*Provided information*
------------
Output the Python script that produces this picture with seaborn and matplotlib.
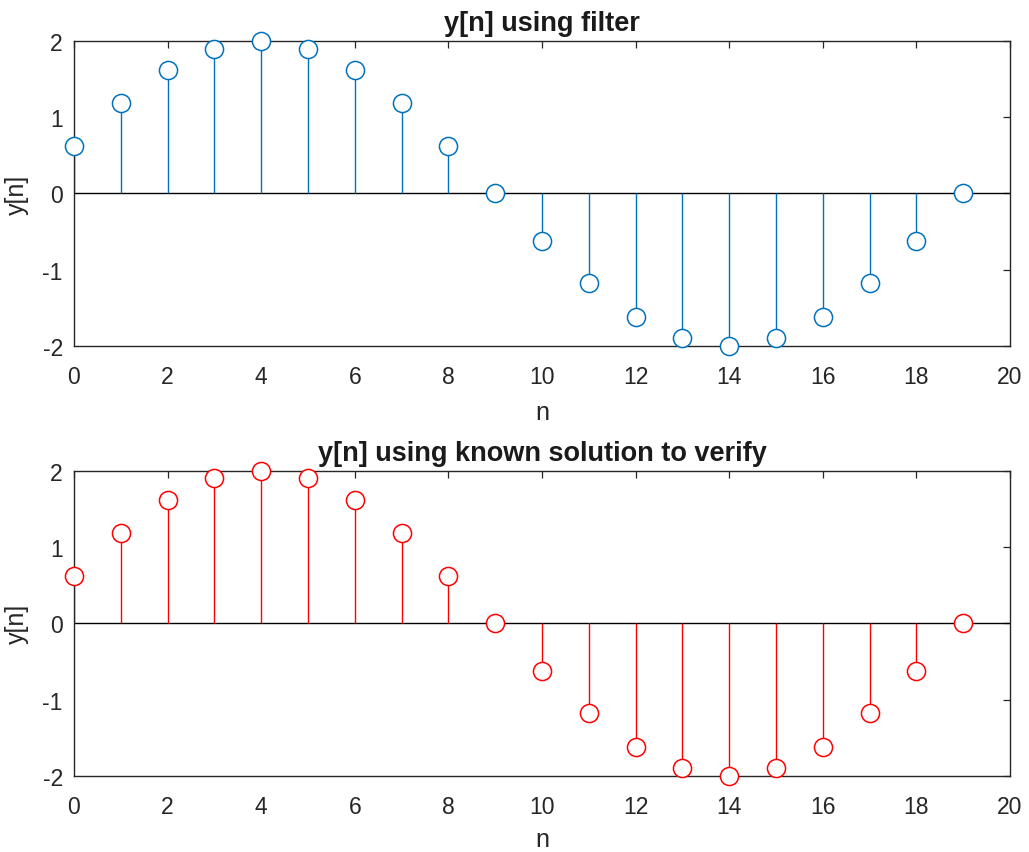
------------
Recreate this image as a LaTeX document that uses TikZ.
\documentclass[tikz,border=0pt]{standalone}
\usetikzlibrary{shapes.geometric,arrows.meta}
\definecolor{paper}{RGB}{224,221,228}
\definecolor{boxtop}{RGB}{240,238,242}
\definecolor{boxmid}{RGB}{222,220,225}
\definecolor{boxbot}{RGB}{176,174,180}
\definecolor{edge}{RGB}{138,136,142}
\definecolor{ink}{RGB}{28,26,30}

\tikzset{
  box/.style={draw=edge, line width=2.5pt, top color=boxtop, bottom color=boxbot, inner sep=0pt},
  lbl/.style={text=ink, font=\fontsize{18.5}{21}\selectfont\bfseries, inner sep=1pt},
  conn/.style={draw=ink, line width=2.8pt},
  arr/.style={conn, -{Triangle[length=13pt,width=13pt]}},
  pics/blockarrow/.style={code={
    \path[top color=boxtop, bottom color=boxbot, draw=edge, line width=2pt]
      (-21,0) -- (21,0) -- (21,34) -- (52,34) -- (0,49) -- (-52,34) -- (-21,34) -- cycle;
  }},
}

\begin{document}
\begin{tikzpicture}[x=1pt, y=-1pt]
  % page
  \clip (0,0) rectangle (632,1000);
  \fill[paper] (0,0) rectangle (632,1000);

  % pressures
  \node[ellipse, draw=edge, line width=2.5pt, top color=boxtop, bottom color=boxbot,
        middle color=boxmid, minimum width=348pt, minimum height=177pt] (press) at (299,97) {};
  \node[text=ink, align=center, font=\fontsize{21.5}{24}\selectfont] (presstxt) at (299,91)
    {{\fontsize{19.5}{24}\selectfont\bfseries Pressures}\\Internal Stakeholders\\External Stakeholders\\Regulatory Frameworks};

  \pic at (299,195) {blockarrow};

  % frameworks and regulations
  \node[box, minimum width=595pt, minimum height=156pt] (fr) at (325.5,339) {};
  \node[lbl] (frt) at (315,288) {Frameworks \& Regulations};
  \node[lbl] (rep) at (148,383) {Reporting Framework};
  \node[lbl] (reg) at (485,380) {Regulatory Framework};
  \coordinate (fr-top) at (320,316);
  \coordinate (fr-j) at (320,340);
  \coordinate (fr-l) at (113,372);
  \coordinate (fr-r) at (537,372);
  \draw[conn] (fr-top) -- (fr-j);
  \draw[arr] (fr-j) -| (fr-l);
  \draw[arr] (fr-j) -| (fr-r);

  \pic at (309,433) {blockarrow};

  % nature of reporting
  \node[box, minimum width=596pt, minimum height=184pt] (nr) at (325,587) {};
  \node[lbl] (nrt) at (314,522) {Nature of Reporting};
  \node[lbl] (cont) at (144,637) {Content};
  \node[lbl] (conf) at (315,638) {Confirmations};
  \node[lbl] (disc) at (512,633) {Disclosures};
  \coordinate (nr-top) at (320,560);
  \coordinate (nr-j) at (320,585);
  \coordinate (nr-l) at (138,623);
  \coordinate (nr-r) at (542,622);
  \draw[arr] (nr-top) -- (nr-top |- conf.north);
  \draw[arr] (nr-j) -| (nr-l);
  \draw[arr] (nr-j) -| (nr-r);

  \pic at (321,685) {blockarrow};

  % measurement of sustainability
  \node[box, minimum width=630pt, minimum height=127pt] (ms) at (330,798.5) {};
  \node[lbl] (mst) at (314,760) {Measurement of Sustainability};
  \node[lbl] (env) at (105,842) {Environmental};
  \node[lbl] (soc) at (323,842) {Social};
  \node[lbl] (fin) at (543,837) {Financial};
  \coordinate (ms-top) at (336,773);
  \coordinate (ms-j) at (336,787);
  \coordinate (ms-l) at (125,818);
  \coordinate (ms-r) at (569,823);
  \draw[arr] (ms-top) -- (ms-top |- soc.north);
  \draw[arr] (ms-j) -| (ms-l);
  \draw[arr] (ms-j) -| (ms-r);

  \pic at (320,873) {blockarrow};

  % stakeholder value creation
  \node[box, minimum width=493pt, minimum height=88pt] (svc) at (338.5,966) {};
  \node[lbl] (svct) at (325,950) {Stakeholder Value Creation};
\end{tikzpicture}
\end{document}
------------
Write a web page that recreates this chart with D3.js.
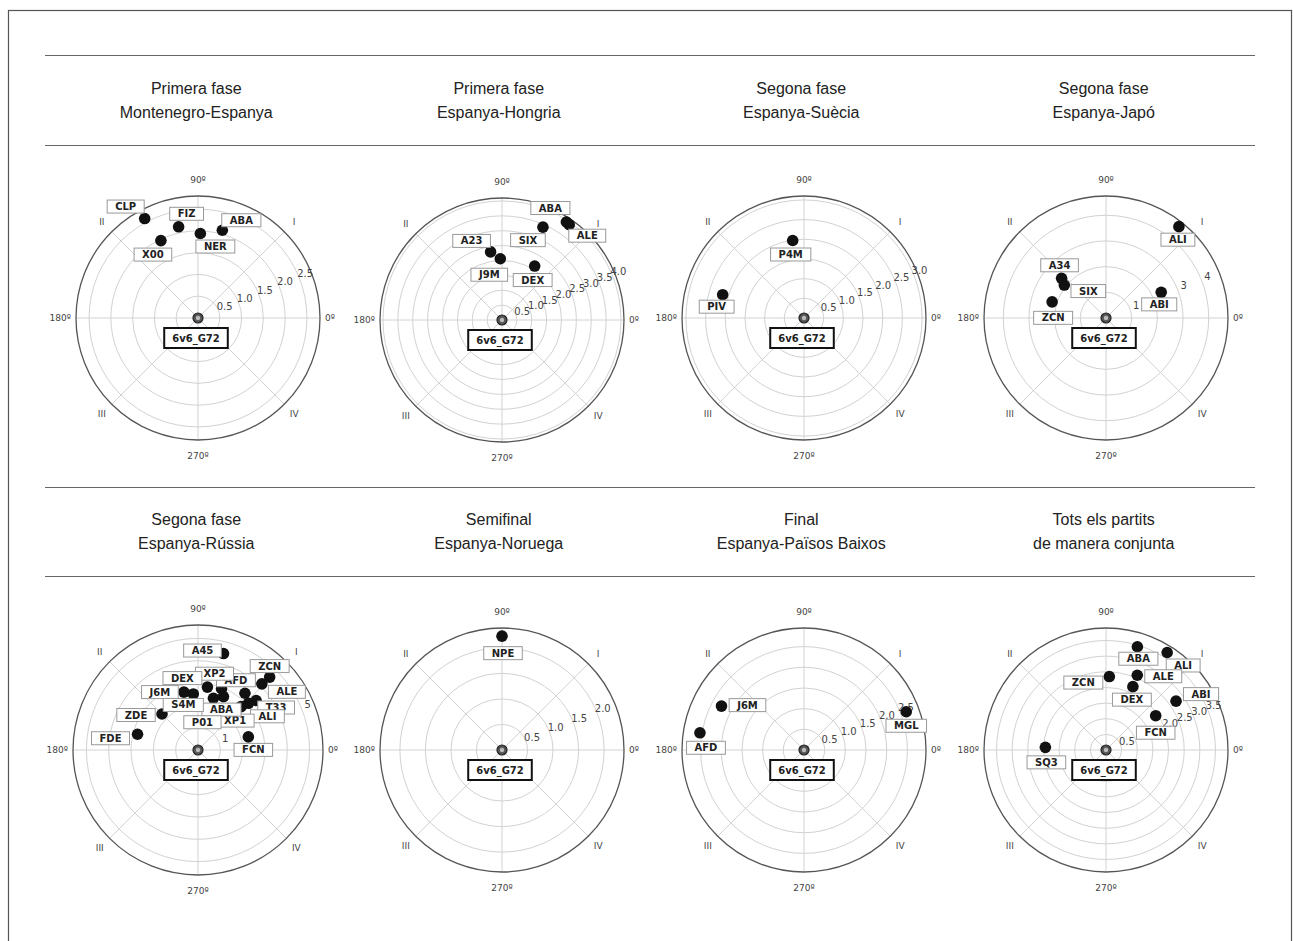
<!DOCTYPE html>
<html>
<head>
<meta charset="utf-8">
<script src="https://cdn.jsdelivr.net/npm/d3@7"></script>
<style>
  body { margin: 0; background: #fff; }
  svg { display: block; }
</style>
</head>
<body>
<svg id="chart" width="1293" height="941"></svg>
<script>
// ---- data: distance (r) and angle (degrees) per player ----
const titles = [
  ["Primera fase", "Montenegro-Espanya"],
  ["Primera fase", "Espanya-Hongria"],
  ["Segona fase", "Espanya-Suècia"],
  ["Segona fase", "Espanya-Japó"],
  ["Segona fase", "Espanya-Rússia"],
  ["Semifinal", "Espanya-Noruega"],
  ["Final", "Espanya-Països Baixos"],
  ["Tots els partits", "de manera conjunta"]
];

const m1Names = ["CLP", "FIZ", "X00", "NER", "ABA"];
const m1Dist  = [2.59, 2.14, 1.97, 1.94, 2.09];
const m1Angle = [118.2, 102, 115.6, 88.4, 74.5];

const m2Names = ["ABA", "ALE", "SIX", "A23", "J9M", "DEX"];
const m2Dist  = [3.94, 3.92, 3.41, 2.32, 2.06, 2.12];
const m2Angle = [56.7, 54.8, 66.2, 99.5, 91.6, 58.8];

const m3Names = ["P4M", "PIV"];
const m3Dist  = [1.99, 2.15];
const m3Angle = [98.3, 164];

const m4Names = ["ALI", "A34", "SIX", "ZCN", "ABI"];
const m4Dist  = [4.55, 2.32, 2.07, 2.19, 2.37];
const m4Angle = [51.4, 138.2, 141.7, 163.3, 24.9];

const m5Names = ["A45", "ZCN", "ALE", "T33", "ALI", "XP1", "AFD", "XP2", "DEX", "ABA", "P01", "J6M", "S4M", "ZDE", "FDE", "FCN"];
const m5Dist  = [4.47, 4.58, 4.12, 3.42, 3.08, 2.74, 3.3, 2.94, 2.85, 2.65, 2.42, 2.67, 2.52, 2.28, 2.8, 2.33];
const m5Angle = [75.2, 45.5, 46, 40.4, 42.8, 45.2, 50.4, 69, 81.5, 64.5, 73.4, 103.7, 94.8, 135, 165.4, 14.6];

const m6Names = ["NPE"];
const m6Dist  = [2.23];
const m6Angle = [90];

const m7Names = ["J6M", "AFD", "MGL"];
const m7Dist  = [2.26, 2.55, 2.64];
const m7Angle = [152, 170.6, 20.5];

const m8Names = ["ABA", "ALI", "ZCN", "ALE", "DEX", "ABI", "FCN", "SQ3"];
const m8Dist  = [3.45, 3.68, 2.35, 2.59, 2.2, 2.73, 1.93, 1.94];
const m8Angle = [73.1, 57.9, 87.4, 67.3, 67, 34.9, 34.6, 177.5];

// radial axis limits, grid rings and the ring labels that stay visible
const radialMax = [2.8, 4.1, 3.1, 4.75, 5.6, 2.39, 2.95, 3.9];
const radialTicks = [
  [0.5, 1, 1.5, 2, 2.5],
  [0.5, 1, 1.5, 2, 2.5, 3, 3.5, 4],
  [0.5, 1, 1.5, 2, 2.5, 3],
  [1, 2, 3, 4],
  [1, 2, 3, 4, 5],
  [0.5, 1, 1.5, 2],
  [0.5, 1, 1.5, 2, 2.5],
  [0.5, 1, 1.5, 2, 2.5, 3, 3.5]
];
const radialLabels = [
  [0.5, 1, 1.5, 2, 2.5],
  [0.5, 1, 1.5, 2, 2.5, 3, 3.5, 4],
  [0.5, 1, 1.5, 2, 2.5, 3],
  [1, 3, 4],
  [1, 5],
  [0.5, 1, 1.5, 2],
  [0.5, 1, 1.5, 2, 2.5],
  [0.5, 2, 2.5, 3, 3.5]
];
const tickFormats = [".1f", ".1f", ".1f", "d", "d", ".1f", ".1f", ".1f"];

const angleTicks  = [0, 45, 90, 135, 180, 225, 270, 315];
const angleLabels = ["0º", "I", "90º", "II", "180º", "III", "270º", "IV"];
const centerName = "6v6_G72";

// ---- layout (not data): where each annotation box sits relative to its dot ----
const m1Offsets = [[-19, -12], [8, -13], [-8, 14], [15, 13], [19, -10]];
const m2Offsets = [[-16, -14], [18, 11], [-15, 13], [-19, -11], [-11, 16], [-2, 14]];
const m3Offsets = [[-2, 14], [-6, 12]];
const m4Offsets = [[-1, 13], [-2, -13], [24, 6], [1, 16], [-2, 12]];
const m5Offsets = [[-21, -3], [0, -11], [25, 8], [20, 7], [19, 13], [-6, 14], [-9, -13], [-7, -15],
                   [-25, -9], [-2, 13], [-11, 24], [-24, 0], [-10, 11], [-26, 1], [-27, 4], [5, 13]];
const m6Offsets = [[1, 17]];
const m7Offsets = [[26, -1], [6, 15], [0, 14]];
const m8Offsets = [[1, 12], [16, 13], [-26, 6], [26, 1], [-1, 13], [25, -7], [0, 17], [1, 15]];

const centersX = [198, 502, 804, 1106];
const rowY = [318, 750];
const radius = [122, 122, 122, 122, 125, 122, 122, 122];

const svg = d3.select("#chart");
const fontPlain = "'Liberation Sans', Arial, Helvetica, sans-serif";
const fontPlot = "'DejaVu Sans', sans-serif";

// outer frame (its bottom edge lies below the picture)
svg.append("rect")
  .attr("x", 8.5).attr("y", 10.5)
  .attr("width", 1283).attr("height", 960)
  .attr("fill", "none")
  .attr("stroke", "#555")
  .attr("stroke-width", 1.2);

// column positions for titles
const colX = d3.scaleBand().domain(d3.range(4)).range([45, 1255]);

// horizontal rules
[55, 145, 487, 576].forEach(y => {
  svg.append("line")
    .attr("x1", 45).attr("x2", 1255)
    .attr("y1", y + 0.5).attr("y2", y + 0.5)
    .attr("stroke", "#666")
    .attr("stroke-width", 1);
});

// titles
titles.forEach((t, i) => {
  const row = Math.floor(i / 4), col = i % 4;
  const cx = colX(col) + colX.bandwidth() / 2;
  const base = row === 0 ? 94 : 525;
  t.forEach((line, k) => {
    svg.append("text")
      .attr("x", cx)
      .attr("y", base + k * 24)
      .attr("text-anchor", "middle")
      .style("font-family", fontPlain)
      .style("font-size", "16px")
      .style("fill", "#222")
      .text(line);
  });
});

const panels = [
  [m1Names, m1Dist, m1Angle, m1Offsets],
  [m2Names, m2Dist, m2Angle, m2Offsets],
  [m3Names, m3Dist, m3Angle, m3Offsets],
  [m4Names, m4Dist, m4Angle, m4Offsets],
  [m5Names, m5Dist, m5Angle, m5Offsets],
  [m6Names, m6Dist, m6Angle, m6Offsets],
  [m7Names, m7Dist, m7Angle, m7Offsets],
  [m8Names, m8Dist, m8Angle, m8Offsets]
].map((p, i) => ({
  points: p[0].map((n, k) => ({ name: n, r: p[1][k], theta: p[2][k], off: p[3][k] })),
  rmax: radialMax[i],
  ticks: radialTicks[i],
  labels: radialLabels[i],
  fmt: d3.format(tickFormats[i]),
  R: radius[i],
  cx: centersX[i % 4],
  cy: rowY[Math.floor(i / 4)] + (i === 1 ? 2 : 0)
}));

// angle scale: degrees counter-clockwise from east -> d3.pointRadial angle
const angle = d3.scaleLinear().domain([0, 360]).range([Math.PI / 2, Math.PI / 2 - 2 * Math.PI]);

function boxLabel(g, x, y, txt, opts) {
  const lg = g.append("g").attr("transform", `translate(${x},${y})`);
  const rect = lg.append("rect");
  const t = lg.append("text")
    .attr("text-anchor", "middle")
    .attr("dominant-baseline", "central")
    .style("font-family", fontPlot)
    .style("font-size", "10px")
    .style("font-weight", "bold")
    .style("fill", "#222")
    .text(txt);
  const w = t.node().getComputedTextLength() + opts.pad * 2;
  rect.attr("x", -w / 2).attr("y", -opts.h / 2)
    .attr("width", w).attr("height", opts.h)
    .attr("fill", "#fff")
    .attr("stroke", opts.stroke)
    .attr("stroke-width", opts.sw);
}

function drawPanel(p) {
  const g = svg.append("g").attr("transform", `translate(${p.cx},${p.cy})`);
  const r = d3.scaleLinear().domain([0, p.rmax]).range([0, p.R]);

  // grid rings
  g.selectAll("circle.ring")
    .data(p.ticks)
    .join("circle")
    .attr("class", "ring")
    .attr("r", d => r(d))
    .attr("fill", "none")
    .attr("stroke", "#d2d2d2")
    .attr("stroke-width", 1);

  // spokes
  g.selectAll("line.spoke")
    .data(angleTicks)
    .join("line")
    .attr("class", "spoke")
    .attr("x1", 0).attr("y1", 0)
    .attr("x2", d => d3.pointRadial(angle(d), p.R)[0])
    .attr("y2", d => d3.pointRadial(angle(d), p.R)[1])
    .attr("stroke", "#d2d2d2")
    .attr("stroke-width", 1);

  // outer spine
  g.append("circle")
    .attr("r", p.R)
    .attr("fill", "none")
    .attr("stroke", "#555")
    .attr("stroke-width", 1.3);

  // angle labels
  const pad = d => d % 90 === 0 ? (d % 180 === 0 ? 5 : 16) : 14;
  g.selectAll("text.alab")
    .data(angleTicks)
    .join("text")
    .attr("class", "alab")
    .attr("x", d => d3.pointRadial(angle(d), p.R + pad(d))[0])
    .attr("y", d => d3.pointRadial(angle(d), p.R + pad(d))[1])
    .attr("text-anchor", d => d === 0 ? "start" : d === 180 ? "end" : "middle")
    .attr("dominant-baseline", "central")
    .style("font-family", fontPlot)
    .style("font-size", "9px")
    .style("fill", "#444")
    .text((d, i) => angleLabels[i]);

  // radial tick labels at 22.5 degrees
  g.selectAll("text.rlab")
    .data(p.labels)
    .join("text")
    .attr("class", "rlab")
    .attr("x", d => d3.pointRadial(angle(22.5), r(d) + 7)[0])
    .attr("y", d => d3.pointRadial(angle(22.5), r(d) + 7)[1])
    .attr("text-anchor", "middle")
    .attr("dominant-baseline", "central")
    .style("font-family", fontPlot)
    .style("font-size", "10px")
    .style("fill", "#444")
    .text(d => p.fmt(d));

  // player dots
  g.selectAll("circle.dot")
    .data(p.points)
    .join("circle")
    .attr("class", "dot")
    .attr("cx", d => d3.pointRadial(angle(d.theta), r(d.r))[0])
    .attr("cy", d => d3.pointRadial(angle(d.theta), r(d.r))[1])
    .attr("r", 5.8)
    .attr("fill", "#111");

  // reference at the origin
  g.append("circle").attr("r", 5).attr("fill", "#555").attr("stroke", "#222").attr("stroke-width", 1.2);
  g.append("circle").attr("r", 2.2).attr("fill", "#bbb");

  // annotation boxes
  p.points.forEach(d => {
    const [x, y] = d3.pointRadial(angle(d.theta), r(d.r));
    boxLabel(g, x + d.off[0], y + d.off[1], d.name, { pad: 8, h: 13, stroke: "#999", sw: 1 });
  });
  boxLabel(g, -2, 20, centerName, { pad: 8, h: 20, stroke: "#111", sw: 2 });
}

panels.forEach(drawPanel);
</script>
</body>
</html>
------------
*Task brief*
Using the material above, count the lines containing the word "that". Reply with the number alone.

*Finished answer*
4